PROBLEM DETAILS
Return only the lines from the top of the data down to the one that holds "const gp3CladeCErr = [0.3, 1.5, 1.1, 0.4, 1.1, 0.3, 1.2];", both included, without any pictures.

DATA PROVIDED
────────
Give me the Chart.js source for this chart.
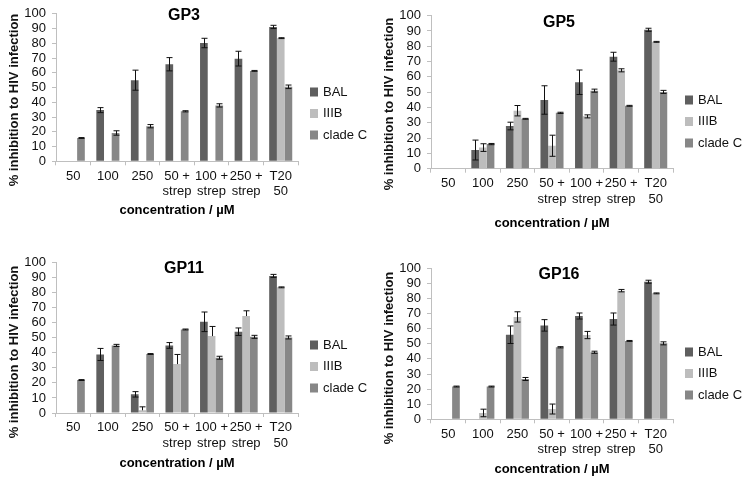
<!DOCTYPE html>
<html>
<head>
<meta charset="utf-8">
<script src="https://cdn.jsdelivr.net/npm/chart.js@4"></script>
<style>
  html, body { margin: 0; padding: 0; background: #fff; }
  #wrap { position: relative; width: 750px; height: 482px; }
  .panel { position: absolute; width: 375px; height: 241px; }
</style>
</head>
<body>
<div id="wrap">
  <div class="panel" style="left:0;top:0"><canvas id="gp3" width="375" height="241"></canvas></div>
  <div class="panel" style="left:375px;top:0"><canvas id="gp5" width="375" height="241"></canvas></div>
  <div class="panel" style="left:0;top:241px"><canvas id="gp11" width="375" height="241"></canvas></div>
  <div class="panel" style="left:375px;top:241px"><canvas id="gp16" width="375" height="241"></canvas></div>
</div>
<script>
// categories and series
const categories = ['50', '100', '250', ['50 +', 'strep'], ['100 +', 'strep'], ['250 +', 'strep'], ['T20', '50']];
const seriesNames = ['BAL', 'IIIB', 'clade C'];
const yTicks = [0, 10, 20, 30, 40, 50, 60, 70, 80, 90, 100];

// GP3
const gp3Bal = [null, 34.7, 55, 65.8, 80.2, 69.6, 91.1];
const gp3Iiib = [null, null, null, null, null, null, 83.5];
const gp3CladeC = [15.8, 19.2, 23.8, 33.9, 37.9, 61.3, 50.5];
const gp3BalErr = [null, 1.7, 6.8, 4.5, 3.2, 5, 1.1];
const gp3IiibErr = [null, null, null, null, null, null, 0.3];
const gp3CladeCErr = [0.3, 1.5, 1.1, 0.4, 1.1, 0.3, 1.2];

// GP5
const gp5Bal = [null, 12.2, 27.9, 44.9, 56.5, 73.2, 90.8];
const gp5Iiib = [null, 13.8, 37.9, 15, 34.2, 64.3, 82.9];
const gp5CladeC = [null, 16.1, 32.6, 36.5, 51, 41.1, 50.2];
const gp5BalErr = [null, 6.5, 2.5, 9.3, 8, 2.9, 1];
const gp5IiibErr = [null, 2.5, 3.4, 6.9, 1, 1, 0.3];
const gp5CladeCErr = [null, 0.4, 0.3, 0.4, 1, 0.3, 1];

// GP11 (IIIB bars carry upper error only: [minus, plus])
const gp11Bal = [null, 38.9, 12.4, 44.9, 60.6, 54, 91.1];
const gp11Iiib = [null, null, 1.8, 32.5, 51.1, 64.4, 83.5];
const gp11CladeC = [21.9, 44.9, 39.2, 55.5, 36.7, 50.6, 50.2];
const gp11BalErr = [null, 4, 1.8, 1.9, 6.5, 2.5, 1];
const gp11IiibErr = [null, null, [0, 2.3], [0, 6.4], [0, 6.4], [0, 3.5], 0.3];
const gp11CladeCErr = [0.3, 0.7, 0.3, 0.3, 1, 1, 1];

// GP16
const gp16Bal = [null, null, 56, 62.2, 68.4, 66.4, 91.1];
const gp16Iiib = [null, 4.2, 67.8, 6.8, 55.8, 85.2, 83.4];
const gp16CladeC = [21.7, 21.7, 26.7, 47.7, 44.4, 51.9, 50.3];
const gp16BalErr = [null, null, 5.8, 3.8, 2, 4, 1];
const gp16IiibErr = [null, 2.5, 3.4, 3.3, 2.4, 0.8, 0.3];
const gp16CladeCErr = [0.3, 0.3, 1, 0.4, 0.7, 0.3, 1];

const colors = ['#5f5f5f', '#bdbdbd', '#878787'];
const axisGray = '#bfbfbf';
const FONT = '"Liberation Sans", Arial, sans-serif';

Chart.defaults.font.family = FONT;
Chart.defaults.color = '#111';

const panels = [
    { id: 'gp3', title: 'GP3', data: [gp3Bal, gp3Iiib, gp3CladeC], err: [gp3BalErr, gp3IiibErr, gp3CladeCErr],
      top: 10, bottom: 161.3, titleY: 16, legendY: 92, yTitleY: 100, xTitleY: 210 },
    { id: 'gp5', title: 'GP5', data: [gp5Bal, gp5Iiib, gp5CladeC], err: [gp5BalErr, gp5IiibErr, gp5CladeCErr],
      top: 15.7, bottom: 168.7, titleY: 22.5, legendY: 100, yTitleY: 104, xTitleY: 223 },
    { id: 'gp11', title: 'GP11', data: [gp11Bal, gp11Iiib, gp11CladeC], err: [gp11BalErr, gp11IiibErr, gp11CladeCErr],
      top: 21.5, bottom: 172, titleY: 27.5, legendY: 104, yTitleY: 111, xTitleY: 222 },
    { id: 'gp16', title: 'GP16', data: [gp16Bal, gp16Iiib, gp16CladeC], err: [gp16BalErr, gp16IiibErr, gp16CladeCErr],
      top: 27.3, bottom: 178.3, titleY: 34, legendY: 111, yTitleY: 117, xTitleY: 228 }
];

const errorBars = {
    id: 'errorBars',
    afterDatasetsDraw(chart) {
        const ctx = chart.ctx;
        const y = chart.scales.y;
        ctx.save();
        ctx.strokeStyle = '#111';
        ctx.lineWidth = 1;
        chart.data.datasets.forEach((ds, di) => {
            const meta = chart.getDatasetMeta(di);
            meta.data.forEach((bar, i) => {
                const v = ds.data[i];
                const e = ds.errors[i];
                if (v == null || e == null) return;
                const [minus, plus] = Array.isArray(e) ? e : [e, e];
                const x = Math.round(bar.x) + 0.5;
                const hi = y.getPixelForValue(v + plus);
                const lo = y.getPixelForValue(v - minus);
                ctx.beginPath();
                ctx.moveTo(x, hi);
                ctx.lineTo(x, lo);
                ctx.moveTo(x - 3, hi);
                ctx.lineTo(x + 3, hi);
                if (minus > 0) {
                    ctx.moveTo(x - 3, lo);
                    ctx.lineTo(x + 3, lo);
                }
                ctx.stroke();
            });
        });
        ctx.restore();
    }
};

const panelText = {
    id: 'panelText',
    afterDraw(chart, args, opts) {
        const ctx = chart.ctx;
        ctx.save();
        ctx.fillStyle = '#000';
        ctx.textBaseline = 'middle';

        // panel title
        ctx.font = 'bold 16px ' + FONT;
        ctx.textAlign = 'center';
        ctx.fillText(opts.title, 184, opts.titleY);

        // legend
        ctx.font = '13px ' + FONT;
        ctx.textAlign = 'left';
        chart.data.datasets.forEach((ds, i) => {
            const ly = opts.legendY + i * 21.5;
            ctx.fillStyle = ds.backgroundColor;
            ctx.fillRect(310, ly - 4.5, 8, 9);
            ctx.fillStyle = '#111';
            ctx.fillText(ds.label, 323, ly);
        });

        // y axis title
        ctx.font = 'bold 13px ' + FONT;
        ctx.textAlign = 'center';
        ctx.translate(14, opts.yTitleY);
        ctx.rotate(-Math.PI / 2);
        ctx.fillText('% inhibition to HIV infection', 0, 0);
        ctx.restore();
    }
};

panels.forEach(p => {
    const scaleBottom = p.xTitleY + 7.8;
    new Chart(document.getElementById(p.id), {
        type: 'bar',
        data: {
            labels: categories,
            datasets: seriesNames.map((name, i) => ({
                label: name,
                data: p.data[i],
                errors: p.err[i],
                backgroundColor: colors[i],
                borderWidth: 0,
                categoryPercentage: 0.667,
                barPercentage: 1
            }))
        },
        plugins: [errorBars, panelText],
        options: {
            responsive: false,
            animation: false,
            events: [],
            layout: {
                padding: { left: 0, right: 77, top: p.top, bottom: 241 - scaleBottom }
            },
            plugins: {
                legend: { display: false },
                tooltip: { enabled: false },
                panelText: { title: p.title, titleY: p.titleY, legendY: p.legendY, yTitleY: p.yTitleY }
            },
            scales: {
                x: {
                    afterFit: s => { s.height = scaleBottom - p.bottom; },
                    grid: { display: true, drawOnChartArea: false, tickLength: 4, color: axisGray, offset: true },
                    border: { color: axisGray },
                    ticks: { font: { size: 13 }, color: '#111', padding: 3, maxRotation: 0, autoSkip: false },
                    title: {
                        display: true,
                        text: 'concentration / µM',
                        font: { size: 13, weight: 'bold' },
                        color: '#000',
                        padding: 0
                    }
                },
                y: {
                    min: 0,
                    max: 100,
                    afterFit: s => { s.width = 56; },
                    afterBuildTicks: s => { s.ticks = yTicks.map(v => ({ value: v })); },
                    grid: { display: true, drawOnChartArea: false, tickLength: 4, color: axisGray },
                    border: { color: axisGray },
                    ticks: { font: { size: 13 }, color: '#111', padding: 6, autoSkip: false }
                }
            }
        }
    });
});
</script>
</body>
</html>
────────
THE SOLUTION
Give me the Chart.js source for this chart.
<!DOCTYPE html>
<html>
<head>
<meta charset="utf-8">
<script src="https://cdn.jsdelivr.net/npm/chart.js@4"></script>
<style>
  html, body { margin: 0; padding: 0; background: #fff; }
  #wrap { position: relative; width: 750px; height: 482px; }
  .panel { position: absolute; width: 375px; height: 241px; }
</style>
</head>
<body>
<div id="wrap">
  <div class="panel" style="left:0;top:0"><canvas id="gp3" width="375" height="241"></canvas></div>
  <div class="panel" style="left:375px;top:0"><canvas id="gp5" width="375" height="241"></canvas></div>
  <div class="panel" style="left:0;top:241px"><canvas id="gp11" width="375" height="241"></canvas></div>
  <div class="panel" style="left:375px;top:241px"><canvas id="gp16" width="375" height="241"></canvas></div>
</div>
<script>
// categories and series
const categories = ['50', '100', '250', ['50 +', 'strep'], ['100 +', 'strep'], ['250 +', 'strep'], ['T20', '50']];
const seriesNames = ['BAL', 'IIIB', 'clade C'];
const yTicks = [0, 10, 20, 30, 40, 50, 60, 70, 80, 90, 100];

// GP3
const gp3Bal = [null, 34.7, 55, 65.8, 80.2, 69.6, 91.1];
const gp3Iiib = [null, null, null, null, null, null, 83.5];
const gp3CladeC = [15.8, 19.2, 23.8, 33.9, 37.9, 61.3, 50.5];
const gp3BalErr = [null, 1.7, 6.8, 4.5, 3.2, 5, 1.1];
const gp3IiibErr = [null, null, null, null, null, null, 0.3];
const gp3CladeCErr = [0.3, 1.5, 1.1, 0.4, 1.1, 0.3, 1.2];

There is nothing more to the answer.